目黒駅はなぜ品川区にあるのか? 真偽が入り混じった歴史背景をひも解く
2020年11月22日
知る!TOKYO品川駅が品川区ではなく港区にあるのはよく知られた話ですが、実は目黒駅も目黒区ではなく、品川区にあるのをご存じでしょうか。いったなぜでしょうか。フリーライターの県庁坂のぼるさんが解説します。
当初は目黒区に造られる予定だった
皆さんは目黒駅のある場所をご存じでしょうか。「目黒」の名前が付いているため、てっきり目黒区にあるのかと思いきや、実は「品川」区上大崎なのです。

そんな目黒駅は1885(明治18)年、日本鉄道品川線(現・山手線)の駅として開業しました。日本鉄道の開通は1883年(上野~熊谷間)で、当時は新橋駅から横浜駅へとつながる現在の東海道線と分かれていました。
分かれていたのは、上野から新橋の間に多くの家が建っており、買収が難航していたためです。しかし日本鉄道にとって、鉄道路線を南へとどうしても延ばさなければならない理由がありました。
それは、当時の日本が外貨を獲得する際に貴重な資源としていた生糸の生産地が北関東に広がっていたからです。生糸を積み出すには港のある横浜へと線路を延ばさなくてはなりません。そこで人口の少ないルートを探して赤羽から分岐した鉄道路線は、現在の埼京線から山手線までの原型として建設されたのです。
当初開業したのは板橋・目白・新宿・渋谷・目黒・品川の6駅。この後、田端~池袋駅間が開通しています。
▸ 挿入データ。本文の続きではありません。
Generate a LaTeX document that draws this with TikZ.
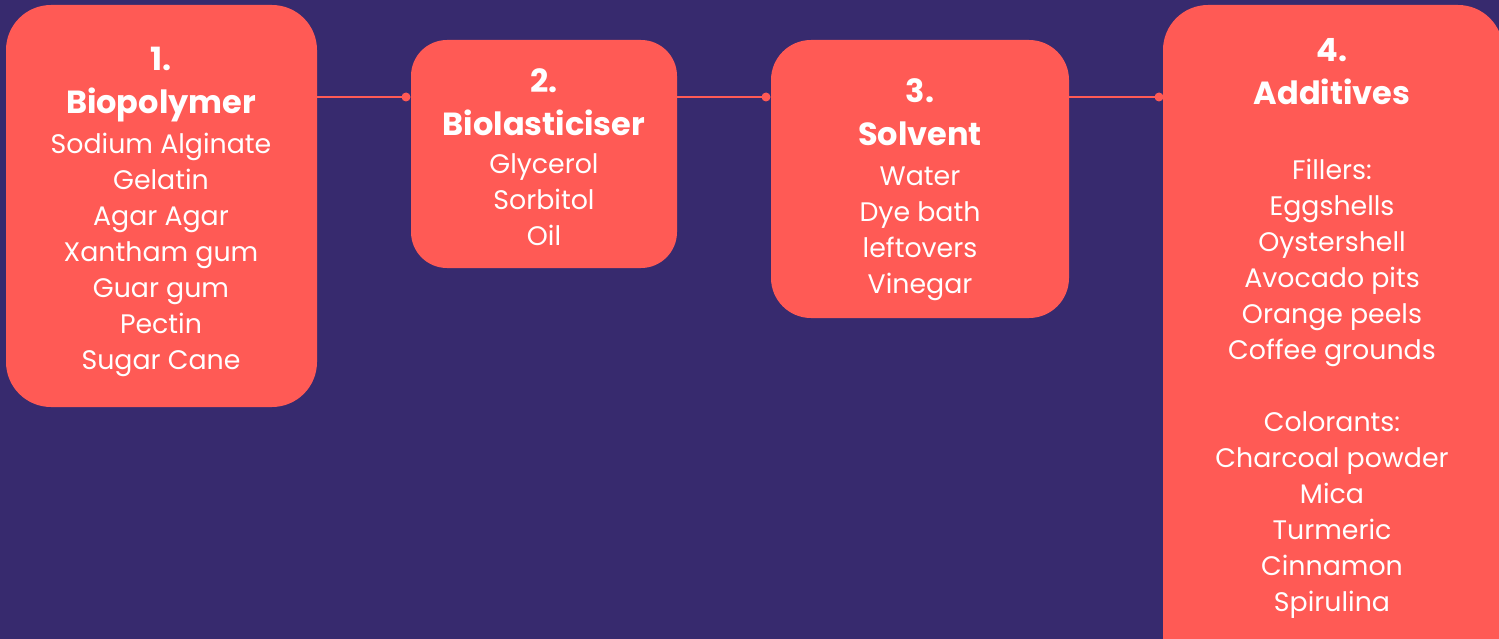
\documentclass[tikz,border=0pt]{standalone}
\usepackage{fontspec}
\setmainfont{Poppins}
\usetikzlibrary{positioning}
\definecolor{bgpurple}{HTML}{372A6E}
\definecolor{coral}{HTML}{FF5A55}
\tikzset{
  stepbox/.style={fill=coral, inner sep=0pt},
  head/.style={text=white, align=center, inner sep=0pt, font=\bfseries\fontsize{32}{43}\selectfont},
  items/.style={text=white, align=center, inner sep=0pt, font=\fontsize{26.8}{36}\selectfont},
  link/.style={draw=coral, line width=2pt}
}
\begin{document}
\begin{tikzpicture}[x=1pt,y=-1pt]
\clip (0,0) rectangle (1499,639);
\fill[bgpurple] (0,0) rectangle (1499,639);
% the four steps
\node[stepbox, rounded corners=45pt, minimum width=311pt, minimum height=402pt] (b1) at (161.5,206) {};
\node[stepbox, rounded corners=36pt, minimum width=266pt, minimum height=228pt] (b2) at (544,154) {};
\node[stepbox, rounded corners=40pt, minimum width=298pt, minimum height=278pt] (b3) at (920,179) {};
\node[stepbox, rounded corners=45pt, minimum width=340pt, minimum height=680pt] (b4) at (1333,345) {};
% titles
\node[head] (h1) at (161,85) {1.\\Biopolymer};
\node[head] (h2) at (544,102) {2.\\Biolasticiser};
\node[head] (h3) at (920,112) {3.\\Solvent};
\node[head] (h4) at (1332,72) {4.\\Additives};
% lists
\node[items] (l1) at (161,255) {Sodium Alginate\\Gelatin\\Agar Agar\\Xantham gum\\Guar gum\\Pectin\\Sugar Cane};
\node[items] (l2) at (544,200) {Glycerol\\Sorbitol\\Oil};
\node[items] (l3) at (920,234) {Water\\Dye bath\\leftovers\\Vinegar};
\node[items] (l4) at (1332,389) {Fillers:\\Eggshells\\Oystershell\\Avocado pits\\Orange peels\\Coffee grounds\\~\\Colorants:\\Charcoal powder\\Mica\\Turmeric\\Cinnamon\\Spirulina};
% connectors
\coordinate (c1) at (406,97);
\coordinate (c2) at (766,97);
\coordinate (c3) at (1159,97);
\draw[link] (b1.east |- c1) -- (c1);
\draw[link] (b2.east |- c2) -- (c2);
\draw[link] (b3.east |- c3) -- (c3);
\foreach \c in {c1,c2,c3}
  \fill[coral] (\c) circle (4.5pt);
\end{tikzpicture}
\end{document}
当時、駅は現在の目黒区に作られるはずで、日本鉄道も品川から目黒まで、目黒川に沿って線路を敷く予定でした。ところが地元の農民が大反対したと言われています。
汽車が走ったら煙や振動で農作物に影響出るに違いない――そう危惧した農民たちはのぼりを立て、ねじり鉢巻きで反対運動を繰り広げたとのこと。
目黒駅はその後、目黒川から離れた権之助坂の上(現在の品川区)に建設されたのです。この出来事は「目黒駅追上事件」と呼ばれます。なお、追上とは坂の上に追い上げたという意味です。